You know there are those days that just seem crappy from beginning to end? I'm in the middle of one right now.

First off, I've been exhausted all day--even after getting a very solid 8 hours of sleep the night before. I actually laid down in my bed this afternoon (a working-from-home perk I am ever so grateful for) and tried to take a nap but the sleep just wouldn't come. Instead, I lay there fretting about the work I *could* be doing during this short respite. So up I got, and back to the computer to try and achieve some level of productivity. It was a failed attempt.

Secondly, I found out that I came in "runner up" for a Big Idea award that would have netted me a whopping $10,000 for the business. Now I just get $500, which barely covers the cost of entering the contest. Sigh. I had already planned on how to spend the money, and now it's like they've ripped a giant check from my hot little fingers--all while laughing mercilessly.

Third, once again our internet is on the fritz and I was cut off TWICE with no notice, causing me to lose precious work-in-progress and preventing me from doing any Big Idea stuff for a good hour. And, dear reader, I desperately need all the hours I can get--190 to be precise (just to make up for the $9,500 so ceremoniously revoked from my mental bank account).

Fourth, I'm feeling stressed and Mr. Music is just making it worse. As far as I can tell, he's perfect in every "boyfriend" way--except that I'm not feeling the boyfriend spark. In fact, the more he acts like a boyfriend, the more I want to run away and never come back. I can't deal with the "good morning email", the "good afternoon, how is your day going? email" and the "anything happen in the last 10 minutes? evening phone call". IT'S JUST TOO MUCH. And of course, because I am a stupid, stupid girl, I have gotten myself committed to a weekend away with Mr. Music during the first part of November. Normally, a mini-getaway would be be a lovely thing to concentrate on, but NOT THIS TIME.

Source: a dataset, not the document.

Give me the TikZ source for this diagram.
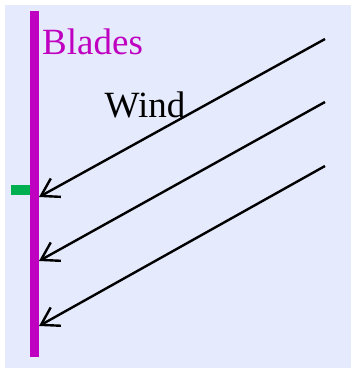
\documentclass[tikz,border=0pt]{standalone}
\usepackage{fontspec}
\setmainfont{Liberation Serif}
\usetikzlibrary{arrows.meta}
\definecolor{bgblue}{HTML}{E5EAFC}
\definecolor{blademag}{HTML}{C000C0}
\definecolor{markgreen}{HTML}{00B050}
\begin{document}
\begin{tikzpicture}[x=1pt,y=-1pt,
  windarrow/.style={line width=2.4pt,-{Straight Barb[length=17pt,width=21pt,line width=2.4pt]}},
  lbl/.style={inner sep=0pt,anchor=base west,font=\fontsize{37}{41}\selectfont}]
\useasboundingbox (0,0) rectangle (351,368);
\fill[bgblue] (5,5) rectangle (351,368);
\fill[markgreen] (11,185) rectangle (34,195);
\draw[blademag,line width=9pt] (34.5,11) coordinate (btop) -- (34.5,357) coordinate (bbot);
\node[lbl,text=blademag] (blades) at (42,54.5) {Blades};
\node[lbl] (wind) at (104.5,117.5) {Wind};
\coordinate (s1) at (325,39);  \coordinate (e1) at (39,197);
\coordinate (s2) at (325,102); \coordinate (e2) at (39,261);
\coordinate (s3) at (325,166); \coordinate (e3) at (39,326);
\draw[windarrow] (s1) -- (e1);
\draw[windarrow] (s2) -- (e2);
\draw[windarrow] (s3) -- (e3);
\end{tikzpicture}
\end{document}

Fifth, I just found out that a bunch of the information I completed for a Big Idea client just disappeared off their database, meaning I had to spend more than an hour going back and re-inputting the data. Curses! All I really want to do is crawl under my blankets with a book and call it a day. But no, there are 190 hours of extra work to find, because I WILL GET THAT $9,500 IF IT'S THE LAST THING I DO.

Sixth, my car is still at the mechanics, getting the last touches of one THOUSAND dollars worth of repairs. At last count, I have $47 in my checking account, so it's anyone's guess how I will pay that bill, let alone the visa bill that comes due in two weeks. Gosh, I wish I had a nice check for $10,000 in the mail. Wouldn't that be nice? The car will supposedly be ready for pick-up sometime tomorrow, which would be fine except that I find myself with no way to get myself to the mechanics in any sort of reasonable time, especially since I have work commitments in the morning, a conference call around noon, no transportation in the afternoon, and a softball game in the evening.

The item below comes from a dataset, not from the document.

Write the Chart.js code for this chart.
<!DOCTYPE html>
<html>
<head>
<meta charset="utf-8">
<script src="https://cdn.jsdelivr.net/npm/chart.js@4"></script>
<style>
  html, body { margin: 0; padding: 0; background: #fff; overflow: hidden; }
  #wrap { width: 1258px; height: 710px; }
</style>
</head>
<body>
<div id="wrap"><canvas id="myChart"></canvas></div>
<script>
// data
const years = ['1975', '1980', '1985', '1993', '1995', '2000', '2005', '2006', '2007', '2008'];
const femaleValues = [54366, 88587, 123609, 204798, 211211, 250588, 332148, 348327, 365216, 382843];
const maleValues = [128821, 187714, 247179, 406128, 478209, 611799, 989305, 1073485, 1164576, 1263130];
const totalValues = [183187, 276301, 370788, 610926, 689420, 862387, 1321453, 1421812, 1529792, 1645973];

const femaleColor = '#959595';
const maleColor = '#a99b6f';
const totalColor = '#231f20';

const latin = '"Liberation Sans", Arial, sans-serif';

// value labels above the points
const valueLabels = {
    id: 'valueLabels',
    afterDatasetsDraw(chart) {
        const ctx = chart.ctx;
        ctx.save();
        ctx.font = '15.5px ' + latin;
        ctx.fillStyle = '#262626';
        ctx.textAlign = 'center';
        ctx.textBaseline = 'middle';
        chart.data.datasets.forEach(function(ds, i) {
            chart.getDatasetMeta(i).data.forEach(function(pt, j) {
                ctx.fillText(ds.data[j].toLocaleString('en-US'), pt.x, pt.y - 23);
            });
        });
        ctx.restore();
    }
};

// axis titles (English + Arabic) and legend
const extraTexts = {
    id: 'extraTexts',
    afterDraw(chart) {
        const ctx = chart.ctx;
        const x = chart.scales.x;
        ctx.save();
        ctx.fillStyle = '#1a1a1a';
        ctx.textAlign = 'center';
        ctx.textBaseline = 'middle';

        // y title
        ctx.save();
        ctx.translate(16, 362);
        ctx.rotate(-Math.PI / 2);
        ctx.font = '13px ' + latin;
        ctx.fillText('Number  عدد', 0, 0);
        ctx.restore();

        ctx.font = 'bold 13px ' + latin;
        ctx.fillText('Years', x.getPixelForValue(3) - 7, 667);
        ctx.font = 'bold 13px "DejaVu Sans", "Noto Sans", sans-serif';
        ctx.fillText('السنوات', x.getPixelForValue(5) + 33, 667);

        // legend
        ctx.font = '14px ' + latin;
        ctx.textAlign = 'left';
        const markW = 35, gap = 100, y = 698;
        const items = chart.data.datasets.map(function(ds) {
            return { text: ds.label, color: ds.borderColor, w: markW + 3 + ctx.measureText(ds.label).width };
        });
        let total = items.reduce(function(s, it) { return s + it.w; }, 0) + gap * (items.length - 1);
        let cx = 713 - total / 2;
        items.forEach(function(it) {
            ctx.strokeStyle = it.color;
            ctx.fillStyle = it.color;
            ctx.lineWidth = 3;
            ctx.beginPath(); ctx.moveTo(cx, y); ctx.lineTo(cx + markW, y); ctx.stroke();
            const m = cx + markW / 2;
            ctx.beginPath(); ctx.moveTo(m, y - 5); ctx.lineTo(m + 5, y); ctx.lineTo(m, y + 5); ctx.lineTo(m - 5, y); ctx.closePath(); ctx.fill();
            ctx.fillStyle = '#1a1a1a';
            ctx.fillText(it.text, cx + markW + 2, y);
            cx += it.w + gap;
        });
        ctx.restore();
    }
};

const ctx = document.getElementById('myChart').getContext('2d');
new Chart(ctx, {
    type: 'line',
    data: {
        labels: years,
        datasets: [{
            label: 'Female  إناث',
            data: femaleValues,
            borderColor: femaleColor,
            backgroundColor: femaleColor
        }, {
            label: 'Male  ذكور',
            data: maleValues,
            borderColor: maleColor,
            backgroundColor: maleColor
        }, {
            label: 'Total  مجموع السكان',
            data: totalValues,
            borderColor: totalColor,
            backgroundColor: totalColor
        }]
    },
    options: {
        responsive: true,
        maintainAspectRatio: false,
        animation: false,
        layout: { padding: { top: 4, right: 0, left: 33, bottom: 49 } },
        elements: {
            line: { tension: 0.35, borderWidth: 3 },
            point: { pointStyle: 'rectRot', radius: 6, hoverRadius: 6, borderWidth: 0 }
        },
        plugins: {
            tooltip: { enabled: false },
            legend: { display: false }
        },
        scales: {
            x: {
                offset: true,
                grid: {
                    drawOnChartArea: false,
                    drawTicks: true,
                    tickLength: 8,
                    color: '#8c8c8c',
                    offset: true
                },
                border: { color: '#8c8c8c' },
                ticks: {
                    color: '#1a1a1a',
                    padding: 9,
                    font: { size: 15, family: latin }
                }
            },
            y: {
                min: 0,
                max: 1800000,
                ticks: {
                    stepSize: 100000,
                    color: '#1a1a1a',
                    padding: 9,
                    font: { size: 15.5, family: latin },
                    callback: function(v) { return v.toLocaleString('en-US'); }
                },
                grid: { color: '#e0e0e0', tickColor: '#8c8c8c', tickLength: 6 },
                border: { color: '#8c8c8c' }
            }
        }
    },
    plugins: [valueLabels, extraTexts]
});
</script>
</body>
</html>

And WHY IS IT SO GODDAMNED HOT? It's the middle of October and I'm SWEATING over the computer. And I have hours of work left to do. And I haven't even STARTED on the massive China project that is due at the end of October and who knows when I'll have time to get it completed and oh my goodness they are never going to have me back and I will miss my one chance to see China in all its glory!

Thank you, hormones, for this lovely day.